Local System Bridge Program (LSBP)
Five percent or $16 million will be the total amount diverted to LSBP after four years.
Sports Betting Revenue
The Mississippi Infrastructure Modernization Act of 2018 will divert the estimated $5 million to $15 million collected from sports betting into the State Highway Fund. The funds will be used for the repair and maintenance of state highways and bridges. It will first be used to match Federal Highway Funds for that repair and maintenance.
This diversion will continue through 2028. From there, sports betting revenue will be placed in the State General Fund.
Under the Mississippi Infrastructure Modernization Act of 2018, the legislature will issue $300 million in revenue bonds, paid by gaming taxes, to divert into the Gaming Sinking Fund. Fifty million dollars of the fund will be divided at the discretion of the Legislature.
The remaining $250 million in this fund will be distributed to an emergency fund under the Mississippi Department of Transportation. An advisory council was established to make recommendations to MDOT on where the funds should be used. The current Farm Bureau president will serve on the advisory council.

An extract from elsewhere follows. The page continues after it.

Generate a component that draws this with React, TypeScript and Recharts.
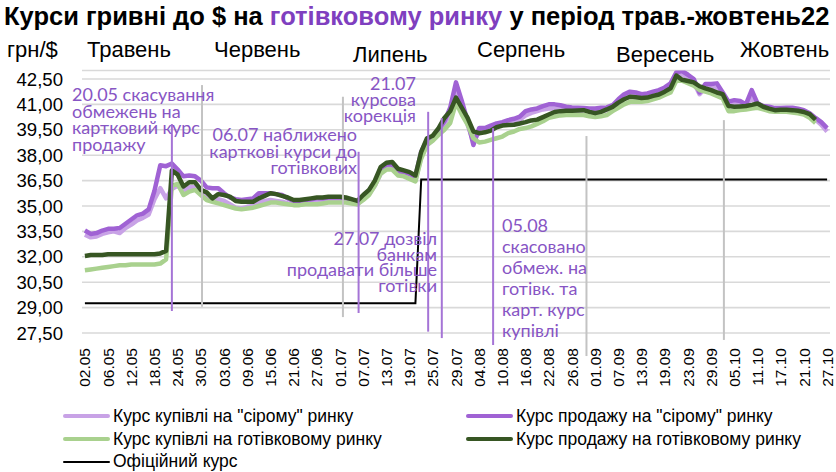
import React from "react";
import { LineChart, Line, XAxis, YAxis, CartesianGrid, ReferenceLine } from "recharts";

// working days, May - Oct 2022
const dates = [
  "02.05", "03.05", "04.05", "05.05", "06.05", "09.05", "10.05", "11.05", "12.05", "13.05",
  "16.05", "17.05", "18.05", "19.05", "20.05", "23.05", "24.05", "25.05", "26.05", "27.05",
  "30.05", "31.05", "01.06", "02.06", "03.06", "06.06", "07.06", "08.06", "09.06", "10.06",
  "13.06", "14.06", "15.06", "16.06", "17.06", "20.06", "21.06", "22.06", "23.06", "24.06",
  "27.06", "28.06", "29.06", "30.06", "01.07", "04.07", "05.07", "06.07", "07.07", "08.07",
  "11.07", "12.07", "13.07", "14.07", "15.07", "18.07", "19.07", "20.07", "21.07", "22.07",
  "25.07", "26.07", "27.07", "28.07", "29.07", "01.08", "02.08", "03.08", "04.08", "05.08",
  "08.08", "09.08", "10.08", "11.08", "12.08", "15.08", "16.08", "17.08", "18.08", "19.08",
  "22.08", "23.08", "24.08", "25.08", "26.08", "29.08", "30.08", "31.08", "01.09", "02.09",
  "05.09", "06.09", "07.09", "08.09", "09.09", "12.09", "13.09", "14.09", "15.09", "16.09",
  "19.09", "20.09", "21.09", "22.09", "23.09", "26.09", "27.09", "28.09", "29.09", "30.09",
  "03.10", "04.10", "05.10", "06.10", "07.10", "10.10", "11.10", "12.10", "13.10", "14.10",
  "17.10", "18.10", "19.10", "20.10", "21.10", "24.10", "25.10", "26.10", "27.10",
];

const tickDates = [
  "02.05", "06.05", "12.05", "18.05", "24.05", "30.05", "03.06", "09.06", "15.06", "21.06", "27.06",
  "01.07", "07.07", "13.07", "19.07", "25.07", "29.07", "04.08", "10.08", "16.08", "22.08", "26.08",
  "01.09", "07.09", "13.09", "19.09", "23.09", "29.09", "05.10", "11.10", "17.10", "21.10", "27.10",
];

const yTicks = [27.5, 29, 30.5, 32, 33.5, 35, 36.5, 38, 39.5, 41, 42.5];

// курс купівлі на "сірому" ринку
const greyBuy = [
  33.3, 33.15, 33.2, 33.35, 33.45, 33.5, 33.4, 33.7, 33.9, 34.15,
  34.3, 34.5, 35.4, 36.05, 35.45, 36.0, 36.2, 35.9, 36.1, 36.1,
  35.9, 35.4, 35.3, 35.4, 35.3, 35.1, 34.9, 34.85, 34.95, 35.0,
  35.2, 35.3, 35.35, 35.3, 35.25, 35.15, 35.1, 35.1, 35.15, 35.2,
  35.2, 35.25, 35.3, 35.3, 35.3, 35.3, 35.2, 35.1, 35.4, 35.7,
  36.2, 36.9, 37.25, 37.3, 36.9, 36.85, 36.7, 36.5, 37.9, 38.6,
  38.9, 39.3, 39.8, 40.5, 42.0, 41.0, 39.8, 38.8, 39.4, 39.45,
  39.6, 39.75, 39.85, 39.95, 40.0, 40.1, 40.35, 40.5, 40.6, 40.7,
  40.75, 40.76, 40.75, 40.7, 40.66, 40.66, 40.66, 40.6, 40.55, 40.6,
  40.65, 40.8, 41.1, 41.4, 41.6, 41.55, 41.5, 41.5, 41.6, 41.7,
  41.85, 42.05, 42.7, 42.8, 42.55, 42.3, 41.6, 42.0, 42.0, 41.95,
  41.5, 41.0, 41.0, 41.0, 40.9, 41.4, 40.95, 40.8, 40.75, 40.7,
  40.7, 40.7, 40.7, 40.65, 40.55, 40.4, 40.1, 39.8, 39.4,
];

// курс продажу на "сірому" ринку
const greySell = [
  33.55, 33.35, 33.4, 33.55, 33.65, 33.65, 33.7, 33.95, 34.2, 34.45,
  34.55, 34.8, 35.9, 37.4, 37.35, 37.5, 37.15, 36.75, 36.8, 36.75,
  36.5, 36.1, 36.05, 36.05, 35.75, 35.5, 35.4, 35.35, 35.4, 35.45,
  35.75, 35.75, 35.75, 35.7, 35.65, 35.45, 35.3, 35.3, 35.35, 35.4,
  35.45, 35.45, 35.5, 35.5, 35.5, 35.45, 35.35, 35.25, 35.6, 35.9,
  36.4, 37.1, 37.45, 37.45, 37.05, 37.0, 36.9, 36.75, 38.2, 38.9,
  39.1, 39.5, 40.0, 40.8, 42.3, 41.2, 40.0, 38.6, 39.6, 39.6,
  39.75, 39.88, 39.95, 40.07, 40.15, 40.27, 40.6, 40.7, 40.76, 40.9,
  41.0, 41.0, 40.95, 40.86, 40.82, 40.8, 40.78, 40.76, 40.76, 40.8,
  40.82, 40.95, 41.3, 41.6, 41.75, 41.7, 41.6, 41.65, 41.75, 41.84,
  42.0, 42.24, 42.9, 42.97, 42.75, 42.5, 41.7, 42.2, 42.2, 42.24,
  41.7, 41.16, 41.25, 41.2, 41.0, 41.84, 41.06, 40.9, 40.86, 40.78,
  40.78, 40.8, 40.8, 40.74, 40.65, 40.47, 40.2, 39.95, 39.6,
];

// курс купівлі на готівковому ринку
const cashBuy = [
  31.2, 31.25, 31.3, 31.35, 31.4, 31.45, 31.5, 31.5, 31.55, 31.55,
  31.55, 31.55, 31.55, 31.6, 31.85, 36.2, 36.3, 35.65, 35.85, 35.95,
  35.65, 35.35, 35.25, 35.15, 35.05, 34.95, 34.85, 34.8, 34.85, 34.9,
  35.0, 35.1, 35.2, 35.2, 35.15, 35.1, 35.05, 35.05, 35.1, 35.1,
  35.1, 35.15, 35.2, 35.2, 35.2, 35.2, 35.15, 35.1, 35.35, 35.65,
  36.2, 36.9, 37.15, 37.15, 36.8, 36.75, 36.6, 36.45, 37.8, 38.6,
  38.85, 39.2, 39.5, 39.9, 41.1, 40.4, 39.8, 39.0, 38.75, 38.8,
  38.9, 39.0, 39.1, 39.3, 39.4, 39.55, 39.6, 39.7, 39.85, 40.0,
  40.2, 40.28, 40.35, 40.37, 40.37, 40.37, 40.37, 40.3, 40.25, 40.3,
  40.37, 40.6, 40.8, 41.0, 41.15, 41.15, 41.15, 41.2, 41.3, 41.4,
  41.55, 41.7, 42.4, 42.4, 42.25, 42.1, 41.85, 41.75, 41.65, 41.5,
  41.35, 40.6, 40.6, 40.66, 40.7, 40.76, 40.8, 40.7, 40.6, 40.56,
  40.56, 40.56, 40.52, 40.47, 40.4, 40.2, 39.9,
];

// курс продажу на готівковому ринку
const cashSell = [
  32.05, 32.1, 32.1, 32.1, 32.15, 32.15, 32.15, 32.15, 32.15, 32.15,
  32.15, 32.15, 32.15, 32.2, 32.35, 37.1, 36.85, 36.15, 36.4, 36.4,
  35.95, 35.8, 35.45, 35.7, 35.65, 35.55, 35.3, 35.25, 35.25, 35.25,
  35.45, 35.6, 35.75, 35.7, 35.6, 35.5, 35.35, 35.35, 35.4, 35.45,
  35.5, 35.5, 35.55, 35.55, 35.55, 35.5, 35.4, 35.3, 35.65, 35.95,
  36.5, 37.3, 37.55, 37.6, 37.2, 37.1, 37.0, 36.8, 38.2, 39.0,
  39.15, 39.6, 40.2, 40.6, 41.4, 40.8, 40.2, 39.4, 39.3, 39.35,
  39.45, 39.65, 39.75, 39.78, 39.8, 39.87, 39.95, 40.05, 40.1, 40.25,
  40.4, 40.55, 40.6, 40.62, 40.62, 40.64, 40.66, 40.56, 40.48, 40.56,
  40.7, 40.85, 41.1, 41.3, 41.45, 41.42, 41.38, 41.4, 41.5, 41.58,
  41.75, 41.95, 42.7, 42.45, 42.38, 42.3, 42.07, 41.95, 41.84, 41.7,
  41.6, 40.9, 40.86, 40.88, 40.9, 40.97, 41.05, 40.86, 40.75, 40.66,
  40.68, 40.68, 40.66, 40.62, 40.55, 40.42, 40.1,
];

// офіційний курс НБУ (фіксований)
const officialRate: Record<string, number> = {
  "02.05": 29.2549,
  "20.07": 29.2549,
  "21.07": 36.5686,
  "27.10": 36.5686,
};

const data = dates.map((date, i) => ({
  i,
  date,
  greyBuy: greyBuy[i] ?? null,
  greySell: greySell[i] ?? null,
  cashBuy: cashBuy[i] ?? null,
  cashSell: cashSell[i] ?? null,
  official: officialRate[date] ?? null,
}));

const tickIdx = tickDates.map((d) => dates.indexOf(d));

const PURPLE_TXT = "#8755c4";
const PURPLE_LINE = "#a574d6";
const GRAY_LINE = "#c3c3c3";

// annotation strokes, in axis units (day index / UAH)
const markers = [
  { x: 15.0, y1: 39.84, y2: 28.8, color: PURPLE_LINE },
  { x: 47.2, y1: 38.2, y2: 28.68, color: PURPLE_LINE },
  { x: 59.2, y1: 40.56, y2: 27.58, color: PURPLE_LINE },
  { x: 61.55, y1: 40.19, y2: 27.2, color: PURPLE_LINE },
  { x: 70.4, y1: 39.6, y2: 26.79, color: PURPLE_LINE },
  { x: 20.2, y1: 42.14, y2: 29.05, color: GRAY_LINE },
  { x: 44.5, y1: 41.45, y2: 28.44, color: GRAY_LINE },
  { x: 86.5, y1: 39.13, y2: 26.14, color: GRAY_LINE },
  { x: 110.2, y1: 40.07, y2: 27.09, color: GRAY_LINE },
];

const notes = [
  { text: "20.05 скасування\nобмежень на\nкартковий курс\nпродажу", left: 72, top: 86, align: "left", lh: 16.6 },
  { text: "06.07 наближено\nкарткові курси до\nготівкових", right: 357, top: 126, align: "right", lh: 16.6 },
  { text: "21.07\nкурсова\nкорекція", right: 416, top: 75, align: "right", lh: 16 },
  { text: "27.07 дозвіл\nбанкам\nпродавати більше\nготівки", right: 437, top: 231, align: "right", lh: 15.6 },
  { text: "05.08\nскасовано\nобмеж. на\nготівк. та\nкарт. курс\nкупівлі", left: 502, top: 215, align: "left", lh: 21 },
];

const months = [
  { label: "грн/$", left: 7, top: 50 },
  { label: "Травень", left: 87, top: 50 },
  { label: "Червень", left: 214, top: 50 },
  { label: "Липень", left: 353, top: 55 },
  { label: "Серпень", left: 477, top: 50 },
  { label: "Вересень", left: 616, top: 55 },
  { label: "Жовтень", left: 740, top: 50 },
];

const legendItems = [
  { name: 'Курс купівлі на "сірому" ринку', color: "#c8a2e6", w: 4, left: 63, top: 416 },
  { name: 'Курс продажу на "сірому" ринку', color: "#a062d4", w: 4, left: 466, top: 416 },
  { name: "Курс купівлі на готівковому ринку", color: "#a9d18e", w: 4, left: 63, top: 439 },
  { name: "Курс продажу на готівковому ринку", color: "#375623", w: 4, left: 466, top: 439 },
  { name: "Офіційний курс", color: "#000000", w: 2, left: 63, top: 461.5 },
];

const SANS = "'Liberation Sans', Arial, sans-serif";
const NARROW = "'Liberation Sans Narrow', 'Liberation Sans', Arial, sans-serif";

const XTick = (props: any) => {
  const { x, y, payload } = props;
  return (
    <text
      transform={`translate(${x},${y + 15}) rotate(-90)`}
      textAnchor="end"
      dy="0.36em"
      fontSize={15.5}
      fontFamily={SANS}
      fill="#000"
    >
      {dates[payload.value]}
    </text>
  );
};

const YTick = (props: any) => {
  const { x, y, payload } = props;
  return (
    <text x={x} y={y} dy="0.36em" textAnchor="end" fontSize={18.6} fontFamily={SANS} fill="#000">
      {payload.value.toFixed(2).replace(".", ",")}
    </text>
  );
};

export default function App() {
  return (
    <div style={{ position: "absolute", left: 0, top: 0, width: 836, height: 472, background: "#fff", overflow: "hidden" }}>
      <div
        style={{
          position: "absolute", left: 4, top: 2, fontFamily: NARROW, fontWeight: "bold",
          fontSize: 25.5, lineHeight: "28px", whiteSpace: "nowrap", color: "#000",
        }}
      >
        Курси гривні до $ на <span style={{ color: "#7f3fbf" }}>готівковому ринку</span> у період трав.-жовтень22
      </div>

      {months.map((m) => (
        <div
          key={m.label}
          style={{
            position: "absolute", left: m.left, top: m.top - 12, lineHeight: "24px",
            fontFamily: NARROW, fontSize: 22, whiteSpace: "nowrap", color: "#000",
          }}
        >
          {m.label}
        </div>
      ))}

      <LineChart
        width={836}
        height={472}
        data={data}
        margin={{ top: 70.5, right: 6, bottom: 89, left: 12 }}
      >
        <CartesianGrid horizontal vertical={false} stroke="#d9d9d9" strokeWidth={1.6} />
        <XAxis
          type="number"
          dataKey="i"
          domain={[-0.5, 128.5]}
          ticks={tickIdx}
          interval={0}
          tick={<XTick />}
          tickLine={false}
          axisLine={false}
          tickSize={0}
          tickMargin={0}
          height={50}
        />
        <YAxis
          type="number"
          domain={[27.5, 43]}
          ticks={yTicks}
          interval={0}
          tick={<YTick />}
          tickLine={false}
          axisLine={false}
          tickSize={0}
          tickMargin={19}
          width={70}
          allowDataOverflow
        />
        <Line dataKey="greyBuy" stroke="#c8a2e6" strokeWidth={4.5} strokeLinejoin="round" dot={false} isAnimationActive={false} />
        <Line dataKey="greySell" stroke="#a062d4" strokeWidth={4.5} strokeLinejoin="round" dot={false} isAnimationActive={false} />
        <Line dataKey="cashBuy" stroke="#a9d18e" strokeWidth={4.5} strokeLinejoin="round" dot={false} isAnimationActive={false} />
        <Line dataKey="cashSell" stroke="#375623" strokeWidth={4.5} strokeLinejoin="round" dot={false} isAnimationActive={false} />
        <Line dataKey="official" stroke="#000" strokeWidth={2} connectNulls dot={false} isAnimationActive={false} />
        {markers.map((m, k) => (
          <ReferenceLine
            key={k}
            segment={[{ x: m.x, y: m.y1 }, { x: m.x, y: m.y2 }]}
            stroke={m.color}
            strokeWidth={2}
            ifOverflow="visible"
          />
        ))}
      </LineChart>

      {notes.map((n, k) => (
        <div
          key={k}
          style={{
            position: "absolute",
            top: n.top,
            ...(n.align === "left" ? { left: n.left } : { right: 836 - (n.right as number) }),
            textAlign: n.align as any,
            whiteSpace: "pre",
            fontFamily: "Lato, 'Open Sans', sans-serif",
            fontSize: 18,
            lineHeight: `${n.lh}px`,
            color: PURPLE_TXT,
          }}
        >
          {n.text}
        </div>
      ))}

      {legendItems.map((it) => (
        <div
          key={it.name}
          style={{
            position: "absolute", left: it.left, top: it.top - 10, height: 20,
            display: "flex", alignItems: "center", whiteSpace: "nowrap",
            fontFamily: SANS, fontSize: 17.5, color: "#000",
          }}
        >
          <span style={{ display: "inline-block", width: 47, height: it.w, background: it.color, marginRight: 3, borderRadius: 2 }} />
          {it.name}
        </div>
      ))}
    </div>
  );
}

Fees on Electric and Hybrid Vehicles
The Mississippi Infrastructure Modernization Act of 2018 will impose of fee of $150 per year on electric vehicle owners and $75 per year on hybrid vehicle owners. Those fees – adjusted annually be the Consumer Price Index – will be paid to the county tax collector, effective July 1, 2021.
Upon collecting these fees, county tax collectors will submit the money to the Mississippi Department of Revenue where it will be distributed in the same manner as the gasoline tax.
Environmental Protection Fee
Currently, a 4/10th of cent fee on the purchase of gasoline or diesel is imposed and diverted to the Groundwater Protection Fund when there is less than $6 million in it. When the fund reaches more than $10 million then the fee is dropped. The Mississippi Infrastructure Modernization Act of 2018 would revise this law to make the 4/10th of a cent fee permanent. When the Groundwater Protection Fund is full, the money would be put into the MDOT’s State Highway Fund.
The Mississippi Infrastructure Modernization Act of 2018 will create the Emergency Road and Bridge Repair Fund. The Legislature will appropriate money for the fund.
The fund would be used by MDOT for emergency repairs to roads, streets and highways, as well as repairs to bridges receiving a unanimous vote from the Transportation Commission.
Use of State Aid Road Funds
If a county’s bridges on the State Aid Road System are in sufficient repair, the State Aid Road funds may be used to repair local system bridges.
Procedures for Closed Bridges
If a city or county closes a bridge under its jurisdiction, MDOT must direct the local governing board to close the bridge to continue receiving federal funds. The local board is responsible for all costs, and the bridge must remain closed until it is repaired to a condition that will not reduce federal funds received by the state or local government. Failure to close the bridge means the local government is ineligible to receive funds under this bill.
Election-Year Prohibition Waived
Currently, county supervisors are prohibited from buying machinery or performing construction in an election. The Mississippi Infrastructure Modernization Act of 2018 waives this law in 2019 for deficient bridges with a rating of less than 50 percent on the State Aid Road System.
Under this bill, the Legislator authorizes the Mississippi Office of the State Auditor to conduct a performance audit of projects under MDOT. The audit is to be completed Dec. 31, 2019.
The details outlined in the Mississippi Infrastructure Modernization Act of 2018 will be effective when signed by the governor.
On Monday afternoon, Legislators were negotiating on a separate bill to create a state lottery. The Senate and House have passed different versions of a lottery bill, and the two chambers must agree on a single version before it can go to the governor.
Lawmakers pushing for a lottery say it could generate about $40 million the first year and about $80 million in subsequent years.